Wednesday, November 9, 2011 - 0 comments

Autism (part 1)

by : Uta Frith


Autistic people suffer from a biological defect. Although they cannot be cured, much can be done to improve their lives.

The image often invoked to describe autism is that of a beautiful child imprisoned in a glass shell. For decades, many parents have clung to this view, hoping that one day a means might be found to break the invisible barrier. Cures have been proclaimed, but not one of them has been backed by evidence. The shell remains intact. Perhaps the time has come for the whole image to be shattered. Then at last we might be able to catch a glimpse of what the minds of autistic individuals are truly like.

Psychological and physiological research has shown that autistic people are not living in rich inner worlds but instead are victims of a biological defect that makes their minds very different from those of normal individuals. Happily, however, autistic people are not beyond the reach of emotional contact and attachment to others.

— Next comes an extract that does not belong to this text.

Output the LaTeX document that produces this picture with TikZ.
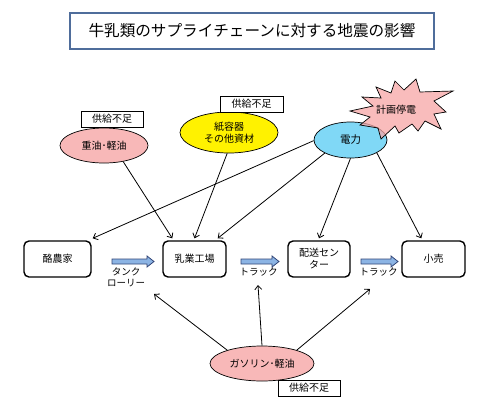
\documentclass[tikz,border=0pt]{standalone}
\usepackage{fontspec}
\setmainfont{Noto Sans CJK JP}
\usetikzlibrary{shapes.geometric,arrows.meta,calc}
\definecolor{pinkfill}{RGB}{248,184,184}
\definecolor{starpink}{RGB}{247,166,166}
\definecolor{elecblue}{RGB}{128,216,246}
\definecolor{titleblue}{RGB}{79,109,155}
\definecolor{fatfill}{RGB}{140,180,228}
\definecolor{fatline}{RGB}{50,70,120}
\newcommand\fatarrowdraw[3]{%
  \draw[fat] (#1,#3-2.5) -- (#2-7,#3-2.5) -- (#2-7,#3-5.5) -- (#2,#3) -- (#2-7,#3+5.5) -- (#2-7,#3+2.5) -- (#1,#3+2.5) -- cycle;}
\begin{document}
\begin{tikzpicture}[x=1pt,y=-1pt,
  every node/.style={font=\fontsize{10}{12}\selectfont},
  stagebox/.style={draw,line width=1.4pt,rounded corners=5pt,minimum width=63pt,minimum height=36pt,inner sep=0pt,align=center},
  ell/.style={ellipse,draw,line width=0.7pt,inner sep=0pt,align=center},
  tagbox/.style={draw,line width=0.7pt,fill=white,minimum width=62pt,minimum height=16pt,inner sep=0pt},
  arr/.style={line width=0.8pt,-{Straight Barb[length=4pt,width=7pt]}},
  fat/.style={draw=fatline,fill=fatfill,line width=0.8pt},
  lbl/.style={inner sep=0pt,align=center,font=\fontsize{9.5}{11.5}\selectfont}]
\useasboundingbox[fill=white] (0,0) rectangle (500,408);

\node[draw=titleblue,line width=1.3pt,minimum width=364pt,minimum height=36pt,inner sep=0pt,
      font=\fontsize{15.6}{18}\selectfont] (title) at (252,31) {牛乳類のサプライチェーンに対する地震の影響};

% stages
\node[stagebox,minimum width=67pt] (rakuno) at (57.5,259) {酪農家};
\node[stagebox] (factory) at (194.5,259) {乳業工場};
\node[stagebox,minimum width=62pt] (dist) at (319,259) {配送セン\\ター};
\node[stagebox] (retail) at (433.5,259) {小売};

% resources
\node[ell,fill=pinkfill,minimum width=88pt,minimum height=35pt] (heavy) at (104,145.5) {重油･軽油};
\node[ell,fill=yellow,minimum width=98pt,minimum height=41pt] (paper) at (229,132.5) {紙容器\\その他資材};
\node[ell,fill=elecblue,minimum width=73pt,minimum height=36pt,font=\fontsize{10.5}{12}\selectfont] (denryoku) at (350.5,140) {電力};
\node[ell,fill=pinkfill,minimum width=104pt,minimum height=35pt] (gas) at (262,363.5) {ガソリン･軽油};

% starburst
\draw[line width=0.7pt,fill=starpink,fill opacity=0.75]
  (416,79) -- (420,92) -- (453,91) -- (434,101) -- (446,112) -- (434,114) -- (441,129)
  -- (425,121) -- (418,131) -- (412,124) -- (399,133) -- (395,126) -- (381,139) -- (378,128)
  -- (360,125) -- (370,117) -- (350,111) -- (373,106) -- (362,97) -- (381,98)
  -- (376,87) -- (391,93) -- (395,81) -- (404,90) -- cycle;
\node (keikaku) at (396,110) {計画停電};

% tags
\node[tagbox] (tag1) at (112,119) {供給不足};
\node[tagbox,minimum width=63pt] (tag2) at (251.5,104) {供給不足};
\node[tagbox] (tag3) at (309,388) {供給不足};

% fat arrows
\fatarrowdraw{112}{154}{261.5}
\fatarrowdraw{241}{279}{261.5}
\fatarrowdraw{361}{398}{261.5}

% transport labels
\node[lbl] (tank) at (126,277.5) {タンク\\ローリー};
\node[lbl] (truck1) at (258.5,272) {トラック};
\node[lbl] (truck2) at (378.5,272) {トラック};

% free ends
\coordinate (g1) at (154,294);
\coordinate (g2) at (258,285);
\coordinate (g3) at (370,289);

% connectors
\draw[arr] (heavy.-40) -- ([xshift=10pt,yshift=2pt]factory.north west);
\draw[arr] (paper.-95) -- ([yshift=2pt]factory.north);
\draw[arr] (denryoku.181) -- ([xshift=1pt,yshift=2pt]rakuno.north east);
\draw[arr] (denryoku.207) -- ([xshift=-9pt,yshift=2pt]factory.north east);
\draw[arr] (denryoku.south) -- ([yshift=2pt]dist.north);
\draw[arr] (denryoku.-26) -- ([xshift=20pt,yshift=2pt]retail.north west);
\draw[arr] (gas.159) -- (g1);
\draw[arr] (gas.north) -- (g2);
\draw[arr] (gas.21) -- (g3);
\end{tikzpicture}
\end{document}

Thus, we can make the world more hospitable for autistic individuals just as we can, say, for the blind. To do  so, we need to understand what autism is like—a most challenging task. We can imagine being blind, but  autism seems unfathomable. For centuries, we have known that blindness is often a peripheral defect at the sensory-motor level of the nervous system, but only recently has autism been appreciated as a central defect at the highest level of cognitive processing.  Autism, like blindness, persists throughout life, and it responds to special efforts in compensatory education. It can give rise to triumphant feats of coping but can also lead to disastrous secondary consequences— anxiety, panic and depression. Much can be done to prevent problems. Understanding the nature of the handicap must be the first step in any such effort.

Autism existed long before it was described and named by Leo Kanner of the Johns Hopkins Children’s Psychiatric Clinic. Kanner published his landmark paper in 1943 after he had observed 11 children who seemed to him to form a recognizable group. All had in common four traits: a preference for aloneness, an insistence on sameness, a liking for elaborate routines and some abilities that seemed remarkable compared with the deficits.

Concurrently, though quite independently, Hans Asperger of the University Pediatric Clinic in Vienna prepared his doctoral thesis on the same type of child. He also used the term “autism” to refer to the core features of the disorder. Both men borrowed the label from adult psychiatry, where it had been used to refer to the progressive loss of contact with the outside world experienced by schizophrenics. Autistic children seemed to suffer such a lack of contact with the world around them from a very early age.

Kanner’s first case, Donald, has long served as a prototype for diagnosis. It had been evident early in life that the boy was different from other children. At two years of age, he could hum and sing tunes accurately from memory. Soon he learned to count to 100 and to recite both the alphabet and the 25 questions and answers of the Presbyterian catechism. Yet he had a mania for making toys and other objects spin. Instead of playing like other toddlers, he arranged beads and other things in groups of different colors or threw them on the floor, delighting in the sounds they made. Words for him had a literal, inflexible meaning.

Donald was first seen by Kanner at age five. Kanner observed that the boy paid no attention to people around him. When someone interfered with his solitary activities, he was never angry with the interfering person but impatiently removed the hand that was in his way. His mother was the only person with whom he had any significant contact, and that seemed attributable mainly to the great effort she made to share activities with him. By the time Donald was about eight years old, his conversation consisted largely of repetitive questions. His relation to people remained limited to his immediate wants and needs, and his attempts at contact stopped as soon as he was told or given what he had asked for.

Some of the other children Kanner described were mute, and he found that even those who spoke did not really communicate but used language in a very odd way. For example, Paul, who was five, would parrot speech verbatim. He would say “You want candy” when he meant “I want candy.” He was in the habit of  repeating, almost every day, “Don’t throw the dog off the balcony,” an utterance his mother traced to an earlier incident with a toy dog.

Twenty years after he had first seen them, Kanner reassessed the members of his original group of children. Some of them seemed to have adapted socially much better than others, although their failure to communicate and to form relationships remained, as did their pedantry and single-mindedness. Two prerequisites for better adjustment, though no guarantees of it, were the presence of speech before age five and relatively high intellectual ability. The brightest autistic individuals had, in their teens, become uneasily aware of their peculiarities and had made conscious efforts to conform. Nevertheless, even the best adapted were rarely able to be self-reliant or to form friendships. The one circumstance that seemed to be helpful in all the cases was an extremely structured environment.

As soon as the work of the pioneers became known, every major clinic began to identify autistic children. It was found that such children, in addition to their social impairments, have substantial intellectual handicaps. Although many of them perform relatively well on certain tests, such as copying mosaic patterns with blocks, even the most able tend to do badly on test questions that can be answered only by the application of  common sense.